(Dataset)
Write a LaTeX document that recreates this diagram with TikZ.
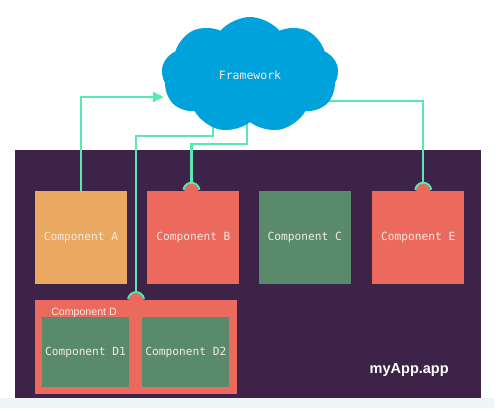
\documentclass[tikz,border=0pt]{standalone}
\usepackage{fontspec}
\setmainfont{Liberation Sans}
\setmonofont{DejaVu Sans Mono}
\usepackage{tikz}
\usetikzlibrary{arrows.meta,positioning,shapes.symbols}
\definecolor{appplum}{RGB}{62,35,73}
\definecolor{compamber}{RGB}{233,169,97}
\definecolor{compcoral}{RGB}{236,105,94}
\definecolor{compsage}{RGB}{90,138,108}
\definecolor{fwblue}{RGB}{0,162,219}
\definecolor{wiremint}{RGB}{92,230,176}
\definecolor{labelcream}{RGB}{243,235,222}
\definecolor{shadowmist}{RGB}{239,244,247}
\pgfdeclarelayer{front}
\pgfsetlayers{main,front}
\newcommand{\socket}[2]{%
  \fill[#2] (#1) circle[radius=7pt];
  \draw[socketarc] ([shift={(8pt,1pt)}]#1) arc[start angle=7,end angle=173,radius=8pt];}

\begin{document}
\begin{tikzpicture}[x=1pt,y=-1pt,
  node distance=16pt and 20pt,
  comp/.style={minimum width=92pt,minimum height=93pt,inner sep=0pt,text=labelcream,font=\ttfamily\fontsize{11.2}{13}\selectfont},
  sub/.style={comp,fill=compsage,minimum width=87pt,minimum height=70pt},
  wire/.style={wiremint,line width=2.2pt},
  socketarc/.style={wiremint,line width=2pt}
]
\useasboundingbox[fill=white] (0,0) rectangle (504,411);
\fill[shadowmist] (0,398) rectangle (494,408);
\node[fill=appplum,minimum width=466pt,minimum height=248pt,inner sep=0pt] (app) at (248,274) {};
\node[comp,fill=compamber] (compA) at (81,237.5) {Component A};
\node[comp,fill=compcoral,right=of compA] (compB) {Component B};
\node[comp,fill=compsage,right=19pt of compB] (compC) {Component C};
\node[comp,fill=compcoral,right=21pt of compC] (compE) {Component E};
\node[fill=compcoral,minimum width=202pt,minimum height=94pt,inner sep=0pt,below=16pt of compA.south west,anchor=north west] (compD) {};
\node[sub,below right=17pt and 7pt of compD.north west] (compD1) {Component D1};
\node[sub,right=13pt of compD1] (compD2) {Component D2};
\node[anchor=base west,text=labelcream,font=\fontsize{10.6}{12}\selectfont] (labD) at ([shift={(13pt,-15.5pt)}]compD.north west) {Component D};
\node[anchor=base east,text=white,font=\bfseries\fontsize{14.5}{16}\selectfont] (appname) at ([shift={(-29pt,25pt)}]app.south east) {myApp.app};
% framework cloud sits above the wires
\begin{pgfonlayer}{front}
\node[cloud,cloud puffs=9,cloud puff arc=100,aspect=1.5,shape border rotate=10,fill=fwblue,minimum width=177pt,minimum height=116pt,inner sep=0pt,text=labelcream,font=\ttfamily\fontsize{11.5}{13}\selectfont] (fw) at (250,75) {Framework};
\end{pgfonlayer}
\coordinate (sockB) at ([xshift=-2pt]compB.north);
\coordinate (sockD) at (compD.north);
\coordinate (sockE) at ([xshift=5pt]compE.north);
\socket{sockB}{compcoral}
\socket{sockD}{compcoral}
\socket{sockE}{compcoral}
\draw[wire,-{Triangle[length=11pt,width=10pt]}] (compA.north) |- ([shift={(2pt,-22pt)}]fw.west);
\draw[wire] ([xshift=-37pt]fw.center) -- ++(0,61) -| ([yshift=8pt]sockD);
\draw[wire] ([xshift=-3pt]fw.center) -- ++(0,69) -| ([yshift=8pt]sockB);
\draw[wire] ([shift={(-12pt,-26pt)}]fw.east) -| ([yshift=8pt]sockE);
\end{tikzpicture}
\end{document}
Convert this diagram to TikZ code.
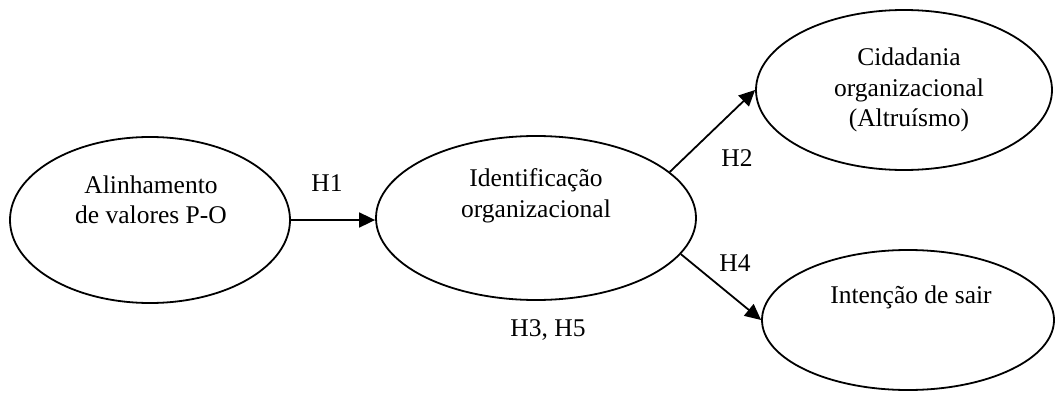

(Problem details) Transcribe all of the entries word for word, but skip any pictures they contain.

(Full answer)
Write a LaTeX document that recreates this diagram with TikZ.
\documentclass[tikz,border=0pt]{standalone}
\usepackage{fontspec}
\setmainfont{Liberation Sans}
\setmonofont{DejaVu Sans Mono}
\usepackage{tikz}
\usetikzlibrary{arrows.meta,positioning,shapes.symbols}
\definecolor{appplum}{RGB}{62,35,73}
\definecolor{compamber}{RGB}{233,169,97}
\definecolor{compcoral}{RGB}{236,105,94}
\definecolor{compsage}{RGB}{90,138,108}
\definecolor{fwblue}{RGB}{0,162,219}
\definecolor{wiremint}{RGB}{92,230,176}
\definecolor{labelcream}{RGB}{243,235,222}
\definecolor{shadowmist}{RGB}{239,244,247}
\pgfdeclarelayer{front}
\pgfsetlayers{main,front}
\newcommand{\socket}[2]{%
  \fill[#2] (#1) circle[radius=7pt];
  \draw[socketarc] ([shift={(8pt,1pt)}]#1) arc[start angle=7,end angle=173,radius=8pt];}

\begin{document}
\begin{tikzpicture}[x=1pt,y=-1pt,
  node distance=16pt and 20pt,
  comp/.style={minimum width=92pt,minimum height=93pt,inner sep=0pt,text=labelcream,font=\ttfamily\fontsize{11.2}{13}\selectfont},
  sub/.style={comp,fill=compsage,minimum width=87pt,minimum height=70pt},
  wire/.style={wiremint,line width=2.2pt},
  socketarc/.style={wiremint,line width=2pt}
]
\useasboundingbox[fill=white] (0,0) rectangle (504,411);
\fill[shadowmist] (0,398) rectangle (494,408);
\node[fill=appplum,minimum width=466pt,minimum height=248pt,inner sep=0pt] (app) at (248,274) {};
\node[comp,fill=compamber] (compA) at (81,237.5) {Component A};
\node[comp,fill=compcoral,right=of compA] (compB) {Component B};
\node[comp,fill=compsage,right=19pt of compB] (compC) {Component C};
\node[comp,fill=compcoral,right=21pt of compC] (compE) {Component E};
\node[fill=compcoral,minimum width=202pt,minimum height=94pt,inner sep=0pt,below=16pt of compA.south west,anchor=north west] (compD) {};
\node[sub,below right=17pt and 7pt of compD.north west] (compD1) {Component D1};
\node[sub,right=13pt of compD1] (compD2) {Component D2};
\node[anchor=base west,text=labelcream,font=\fontsize{10.6}{12}\selectfont] (labD) at ([shift={(13pt,-15.5pt)}]compD.north west) {Component D};
\node[anchor=base east,text=white,font=\bfseries\fontsize{14.5}{16}\selectfont] (appname) at ([shift={(-29pt,25pt)}]app.south east) {myApp.app};
% framework cloud sits above the wires
\begin{pgfonlayer}{front}
\node[cloud,cloud puffs=9,cloud puff arc=100,aspect=1.5,shape border rotate=10,fill=fwblue,minimum width=177pt,minimum height=116pt,inner sep=0pt,text=labelcream,font=\ttfamily\fontsize{11.5}{13}\selectfont] (fw) at (250,75) {Framework};
\end{pgfonlayer}
\coordinate (sockB) at ([xshift=-2pt]compB.north);
\coordinate (sockD) at (compD.north);
\coordinate (sockE) at ([xshift=5pt]compE.north);
\socket{sockB}{compcoral}
\socket{sockD}{compcoral}
\socket{sockE}{compcoral}
\draw[wire,-{Triangle[length=11pt,width=10pt]}] (compA.north) |- ([shift={(2pt,-22pt)}]fw.west);
\draw[wire] ([xshift=-37pt]fw.center) -- ++(0,61) -| ([yshift=8pt]sockD);
\draw[wire] ([xshift=-3pt]fw.center) -- ++(0,69) -| ([yshift=8pt]sockB);
\draw[wire] ([shift={(-12pt,-26pt)}]fw.east) -| ([yshift=8pt]sockE);
\end{tikzpicture}
\end{document}
Convert this diagram to TikZ code.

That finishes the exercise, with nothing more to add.